No, the thing that really seemed strange to me is the sentence “By all rights, Mr. Linda should have been a rich man.” Hunh? Mr. Linda wrote a lovely song, yes, and certainly there have been lots of people who got rich over the years who deserved it less, but what if “Mbumbe” hadn’t been taken up by Mr. Seeger, or by the Kingston Trio, or by Mr. Weiss and the Tokens, or by Disney? Would some right have been violated? Does Mr. Seeger not deserve, by this measure, to be a rich man? Not that he isn’t, for all I know, but if Mr. Seeger hadn’t pushed the song, Disney wouldn’t have used it, and there would be no money for Mr. Linda’s children. Or perhaps if Mr. Weiss had not re-written the melody, and added words, and totally transformed the song—is Mr. Weiss a rich man? Does he have the right to be?

Look, I think the story is fascinating, and I do think Mr. Linda got a raw deal. I’m sure, by the way, he did better than he would have done had he not written “Mbumbe”, but perhaps that’s irrelevant. It just seems strange to me that the writer assumes, and assumes that her readers assume, that Mr. Linda had some right to riches, just because he wrote a pretty tune.

chazak, chazak, v’nitchazek,


In a lottery society, we all want to become winners. When we win, we want to believe that we earned that win. And we want to believe that other winners earned their wins because that will justify our pride when we win.

Currently, creating things is a lottery ticket. Mr. Linda bought one of those tickets, and the ticket hit it big a long time after he sold the ticket. Yet we root for Mr. Linda because we want our own tickets to retain value even though we can't afford to hold onto them.

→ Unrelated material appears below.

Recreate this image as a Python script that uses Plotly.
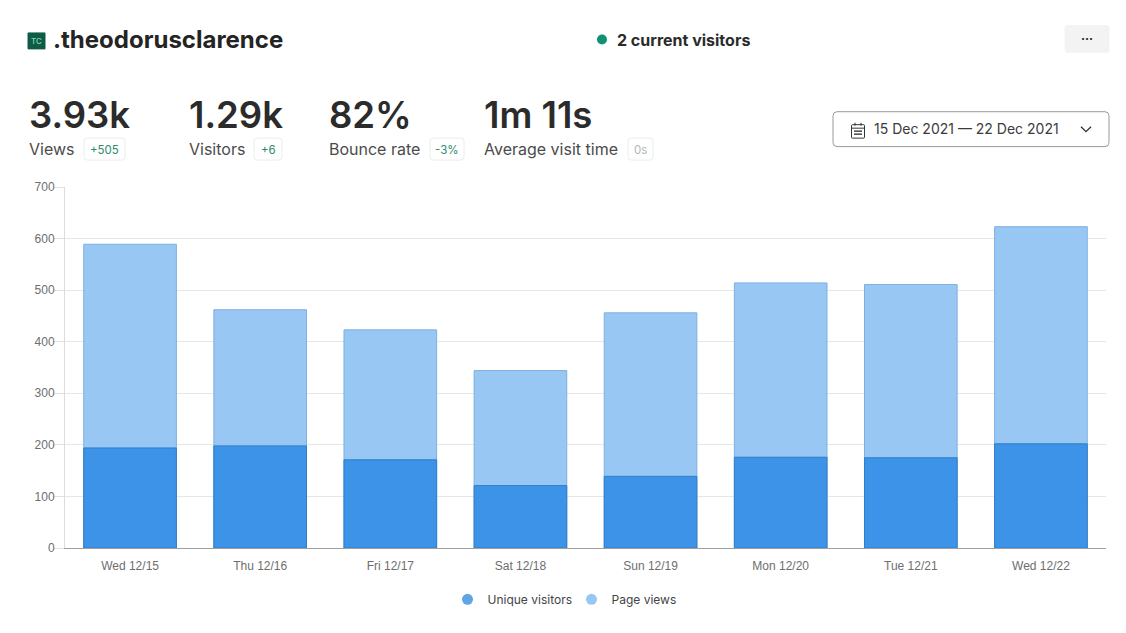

There's a movement to get groups of visual artists together to pool some works to hold for a long time and sell later. This averages the risks and rewards of creating visual art, where some small percentage will be much more valuable later depending on which artists become most desirable to collect. Leaving aside that odd conflation of art and artist, I think it's interesting to imagine this model applied to other creative fields. Writers could do the same, not by holding back pieces of writing, but by agreeing to pool revenues from film rights (for example). Could songwriters do similarly?